------ Data lines

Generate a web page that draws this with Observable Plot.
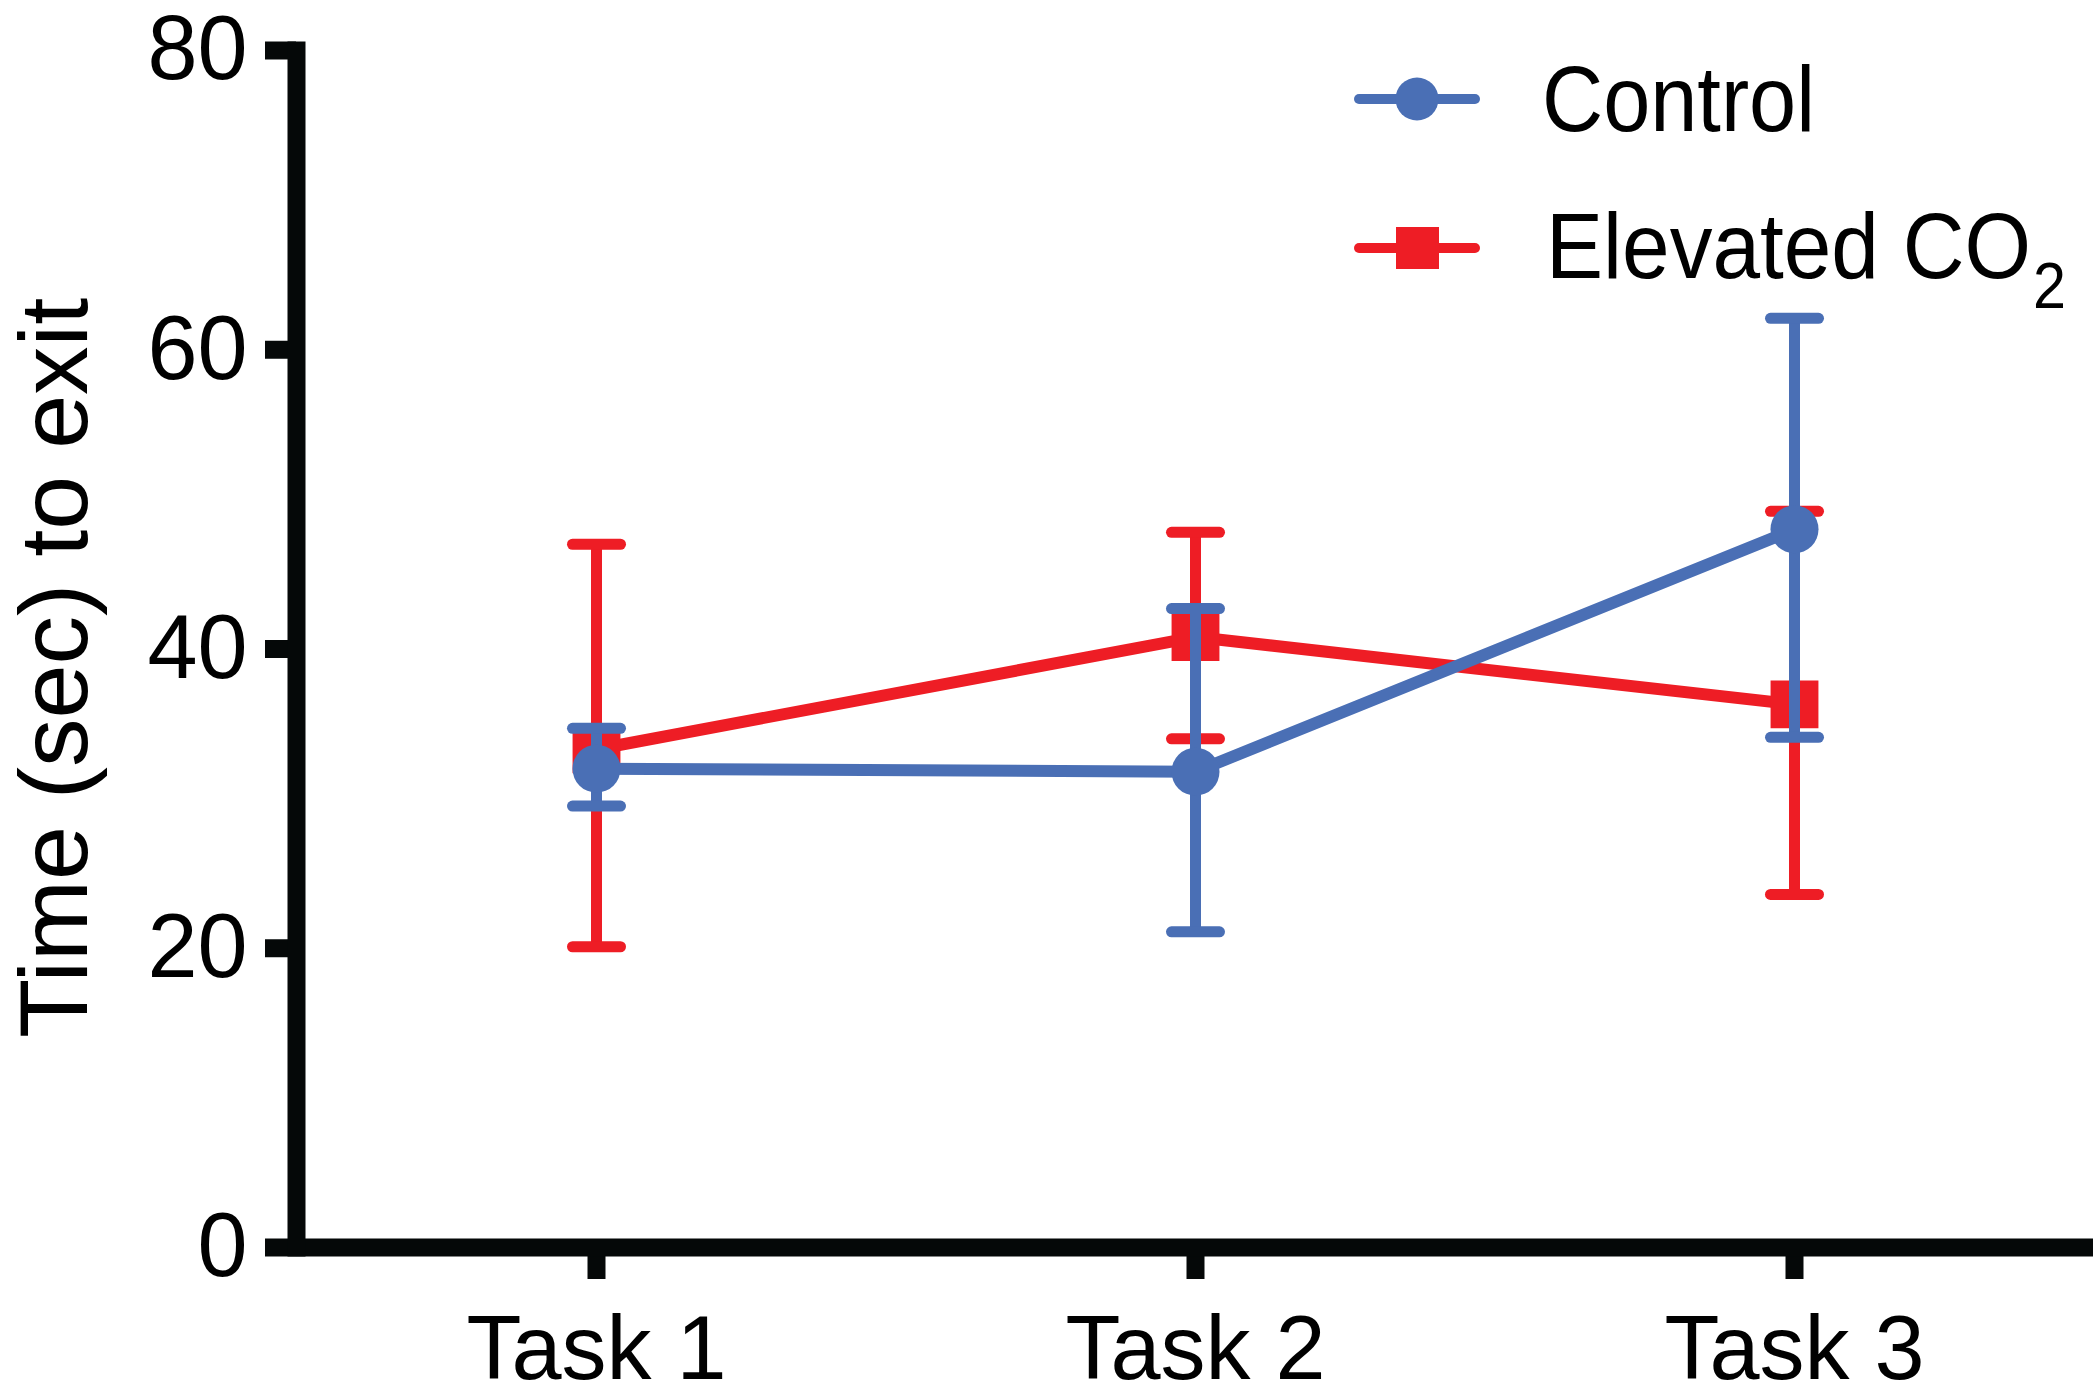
<!DOCTYPE html>
<html><head><meta charset="utf-8">
<script src="https://cdn.jsdelivr.net/npm/d3@7"></script>
<script src="https://cdn.jsdelivr.net/npm/@observablehq/plot@0.6"></script>
<style>
html,body{margin:0;padding:0;background:#fff;}
#wrap{position:relative;width:2093px;height:1399px;font-family:"Liberation Sans",Arial,Helvetica,sans-serif;}
#wrap svg{display:block;}
</style></head><body><div id="wrap"></div>
<script>
const tasks = ["Task 1", "Task 2", "Task 3"];
const seriesNames = ["Control", "Elevated CO2"];
const controlMean = [32.0, 31.8, 48.0];
const controlLow  = [29.5, 21.1, 34.1];
const controlHigh = [34.7, 42.7, 62.1];
const co2Mean = [33.3, 40.8, 36.3];
const co2Low  = [20.1, 34.0, 23.6];
const co2High = [47.0, 47.8, 49.2];
const yTicks = [0, 20, 40, 60, 80];
const yLabel = "Time (sec) to exit";

const colors = {"Control": "#4A6FB5", "Elevated CO2": "#EE1D25"};
const symbols = {"Control": "circle", "Elevated CO2": "square"};
const radii = {"Control": 24, "Elevated CO2": 27};
const ink = "#050808";
const fontFamily = '"Liberation Sans", Arial, Helvetica, sans-serif';

// error-bar cap glyph: horizontal bar with rounded ends
const capSymbol = {
  draw(ctx) {
    const hw = 24, h = 5.5;
    ctx.moveTo(-hw, -h);
    ctx.lineTo(hw, -h);
    ctx.arc(hw, 0, h, -Math.PI / 2, Math.PI / 2);
    ctx.lineTo(-hw, h);
    ctx.arc(-hw, 0, h, Math.PI / 2, 3 * Math.PI / 2);
    ctx.closePath();
  }
};

function rows(name, mean, low, high) {
  return tasks.map((t, i) => ({series: name, task: t, mean: mean[i], low: low[i], high: high[i]}));
}
const data = {
  "Control": rows("Control", controlMean, controlLow, controlHigh),
  "Elevated CO2": rows("Elevated CO2", co2Mean, co2Low, co2High)
};

function seriesMarks(name) {
  const d = data[name], c = colors[name];
  return [
    Plot.ruleX(d, {x: "task", y1: "low", y2: "high", stroke: c, strokeWidth: 11}),
    Plot.dot(d, {x: "task", y: "low", symbol: capSymbol, r: 5, fill: c, stroke: "none"}),
    Plot.dot(d, {x: "task", y: "high", symbol: capSymbol, r: 5, fill: c, stroke: "none"}),
    Plot.line(d, {x: "task", y: "mean", stroke: c, strokeWidth: 12}),
    Plot.dot(d, {x: "task", y: "mean", symbol: symbols[name], r: radii[name], fill: c, stroke: "none"})
  ];
}

const chart = Plot.plot({
  width: 2093,
  height: 1399,
  marginLeft: 296,
  marginRight: 0,
  marginTop: 50,
  marginBottom: 152,
  style: {fontFamily, background: "#fff", color: "#000", overflow: "visible"},
  x: {type: "point", domain: tasks, padding: 0.5},
  y: {domain: [0, 80]},
  marks: [
    ...seriesMarks("Elevated CO2"),
    ...seriesMarks("Control"),
    Plot.axisY({ticks: yTicks, tickSize: 31, tickPadding: 18, strokeWidth: 18, stroke: ink, fill: "#000", fontSize: 90, label: null}),
    Plot.axisX({tickSize: 32, tickPadding: 36, strokeWidth: 18, stroke: ink, fill: "#000", fontSize: 90, label: null}),
    Plot.ruleY([0], {stroke: ink, strokeWidth: 18}),
    Plot.frame({anchor: "left", stroke: ink, strokeWidth: 18, strokeLinecap: "square"}),
    Plot.text([yLabel], {frameAnchor: "left", textAnchor: "middle", rotate: -90, dx: -241, dy: 19, fontSize: 97, fill: "#000"})
  ]
});
const wrap = document.getElementById("wrap");
wrap.appendChild(chart);

// legend overlay
const ns = "http://www.w3.org/2000/svg";
const lg = document.createElementNS(ns, "svg");
lg.setAttribute("width", 2093); lg.setAttribute("height", 1399);
lg.style.position = "absolute"; lg.style.left = "0"; lg.style.top = "0";
const legendY = [99, 248];
const legendMain = ["Control", "Elevated CO"];
const legendSub = ["", "2"];
const legendLen = [273, 485];
function addText(x, y, size, str, len) {
  const t = document.createElementNS(ns, "text");
  t.setAttribute("x", x); t.setAttribute("y", y);
  t.setAttribute("font-size", size); t.setAttribute("fill", "#000");
  t.setAttribute("font-family", fontFamily);
  if (len) { t.setAttribute("textLength", len); t.setAttribute("lengthAdjust", "spacingAndGlyphs"); }
  t.textContent = str;
  lg.appendChild(t);
}
seriesNames.forEach((name, i) => {
  const c = colors[name], y = legendY[i];
  const ln = document.createElementNS(ns, "line");
  ln.setAttribute("x1", 1359); ln.setAttribute("x2", 1475);
  ln.setAttribute("y1", y); ln.setAttribute("y2", y);
  ln.setAttribute("stroke", c); ln.setAttribute("stroke-width", 10); ln.setAttribute("stroke-linecap", "round");
  lg.appendChild(ln);
  if (symbols[name] === "circle") {
    const ci = document.createElementNS(ns, "circle");
    ci.setAttribute("cx", 1417); ci.setAttribute("cy", y); ci.setAttribute("r", 21.5); ci.setAttribute("fill", c);
    lg.appendChild(ci);
  } else {
    const r = document.createElementNS(ns, "rect");
    r.setAttribute("x", 1396); r.setAttribute("y", y - 21); r.setAttribute("width", 43); r.setAttribute("height", 42); r.setAttribute("fill", c);
    lg.appendChild(r);
  }
  const x0 = i === 0 ? 1542 : 1546;
  addText(x0, y + (i === 0 ? 32 : 30), 92, legendMain[i], legendLen[i]);
  if (legendSub[i]) addText(x0 + legendLen[i] + 2, y + 60, 64, legendSub[i], 33);
});
wrap.appendChild(lg);
</script>
</body></html>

------------

Task to carry out
Make an exact copy of the listing above. Do not include the pictures.

Response
Generate a web page that draws this with Observable Plot.
<!DOCTYPE html>
<html><head><meta charset="utf-8">
<script src="https://cdn.jsdelivr.net/npm/d3@7"></script>
<script src="https://cdn.jsdelivr.net/npm/@observablehq/plot@0.6"></script>
<style>
html,body{margin:0;padding:0;background:#fff;}
#wrap{position:relative;width:2093px;height:1399px;font-family:"Liberation Sans",Arial,Helvetica,sans-serif;}
#wrap svg{display:block;}
</style></head><body><div id="wrap"></div>
<script>
const tasks = ["Task 1", "Task 2", "Task 3"];
const seriesNames = ["Control", "Elevated CO2"];
const controlMean = [32.0, 31.8, 48.0];
const controlLow  = [29.5, 21.1, 34.1];
const controlHigh = [34.7, 42.7, 62.1];
const co2Mean = [33.3, 40.8, 36.3];
const co2Low  = [20.1, 34.0, 23.6];
const co2High = [47.0, 47.8, 49.2];
const yTicks = [0, 20, 40, 60, 80];
const yLabel = "Time (sec) to exit";

const colors = {"Control": "#4A6FB5", "Elevated CO2": "#EE1D25"};
const symbols = {"Control": "circle", "Elevated CO2": "square"};
const radii = {"Control": 24, "Elevated CO2": 27};
const ink = "#050808";
const fontFamily = '"Liberation Sans", Arial, Helvetica, sans-serif';

// error-bar cap glyph: horizontal bar with rounded ends
const capSymbol = {
  draw(ctx) {
    const hw = 24, h = 5.5;
    ctx.moveTo(-hw, -h);
    ctx.lineTo(hw, -h);
    ctx.arc(hw, 0, h, -Math.PI / 2, Math.PI / 2);
    ctx.lineTo(-hw, h);
    ctx.arc(-hw, 0, h, Math.PI / 2, 3 * Math.PI / 2);
    ctx.closePath();
  }
};

function rows(name, mean, low, high) {
  return tasks.map((t, i) => ({series: name, task: t, mean: mean[i], low: low[i], high: high[i]}));
}
const data = {
  "Control": rows("Control", controlMean, controlLow, controlHigh),
  "Elevated CO2": rows("Elevated CO2", co2Mean, co2Low, co2High)
};

function seriesMarks(name) {
  const d = data[name], c = colors[name];
  return [
    Plot.ruleX(d, {x: "task", y1: "low", y2: "high", stroke: c, strokeWidth: 11}),
    Plot.dot(d, {x: "task", y: "low", symbol: capSymbol, r: 5, fill: c, stroke: "none"}),
    Plot.dot(d, {x: "task", y: "high", symbol: capSymbol, r: 5, fill: c, stroke: "none"}),
    Plot.line(d, {x: "task", y: "mean", stroke: c, strokeWidth: 12}),
    Plot.dot(d, {x: "task", y: "mean", symbol: symbols[name], r: radii[name], fill: c, stroke: "none"})
  ];
}

const chart = Plot.plot({
  width: 2093,
  height: 1399,
  marginLeft: 296,
  marginRight: 0,
  marginTop: 50,
  marginBottom: 152,
  style: {fontFamily, background: "#fff", color: "#000", overflow: "visible"},
  x: {type: "point", domain: tasks, padding: 0.5},
  y: {domain: [0, 80]},
  marks: [
    ...seriesMarks("Elevated CO2"),
    ...seriesMarks("Control"),
    Plot.axisY({ticks: yTicks, tickSize: 31, tickPadding: 18, strokeWidth: 18, stroke: ink, fill: "#000", fontSize: 90, label: null}),
    Plot.axisX({tickSize: 32, tickPadding: 36, strokeWidth: 18, stroke: ink, fill: "#000", fontSize: 90, label: null}),
    Plot.ruleY([0], {stroke: ink, strokeWidth: 18}),
    Plot.frame({anchor: "left", stroke: ink, strokeWidth: 18, strokeLinecap: "square"}),
    Plot.text([yLabel], {frameAnchor: "left", textAnchor: "middle", rotate: -90, dx: -241, dy: 19, fontSize: 97, fill: "#000"})
  ]
});
const wrap = document.getElementById("wrap");
wrap.appendChild(chart);

// legend overlay
const ns = "http://www.w3.org/2000/svg";
const lg = document.createElementNS(ns, "svg");
lg.setAttribute("width", 2093); lg.setAttribute("height", 1399);
lg.style.position = "absolute"; lg.style.left = "0"; lg.style.top = "0";
const legendY = [99, 248];
const legendMain = ["Control", "Elevated CO"];
const legendSub = ["", "2"];
const legendLen = [273, 485];
function addText(x, y, size, str, len) {
  const t = document.createElementNS(ns, "text");
  t.setAttribute("x", x); t.setAttribute("y", y);
  t.setAttribute("font-size", size); t.setAttribute("fill", "#000");
  t.setAttribute("font-family", fontFamily);
  if (len) { t.setAttribute("textLength", len); t.setAttribute("lengthAdjust", "spacingAndGlyphs"); }
  t.textContent = str;
  lg.appendChild(t);
}
seriesNames.forEach((name, i) => {
  const c = colors[name], y = legendY[i];
  const ln = document.createElementNS(ns, "line");
  ln.setAttribute("x1", 1359); ln.setAttribute("x2", 1475);
  ln.setAttribute("y1", y); ln.setAttribute("y2", y);
  ln.setAttribute("stroke", c); ln.setAttribute("stroke-width", 10); ln.setAttribute("stroke-linecap", "round");
  lg.appendChild(ln);
  if (symbols[name] === "circle") {
    const ci = document.createElementNS(ns, "circle");
    ci.setAttribute("cx", 1417); ci.setAttribute("cy", y); ci.setAttribute("r", 21.5); ci.setAttribute("fill", c);
    lg.appendChild(ci);
  } else {
    const r = document.createElementNS(ns, "rect");
    r.setAttribute("x", 1396); r.setAttribute("y", y - 21); r.setAttribute("width", 43); r.setAttribute("height", 42); r.setAttribute("fill", c);
    lg.appendChild(r);
  }
  const x0 = i === 0 ? 1542 : 1546;
  addText(x0, y + (i === 0 ? 32 : 30), 92, legendMain[i], legendLen[i]);
  if (legendSub[i]) addText(x0 + legendLen[i] + 2, y + 60, 64, legendSub[i], 33);
});
wrap.appendChild(lg);
</script>
</body></html>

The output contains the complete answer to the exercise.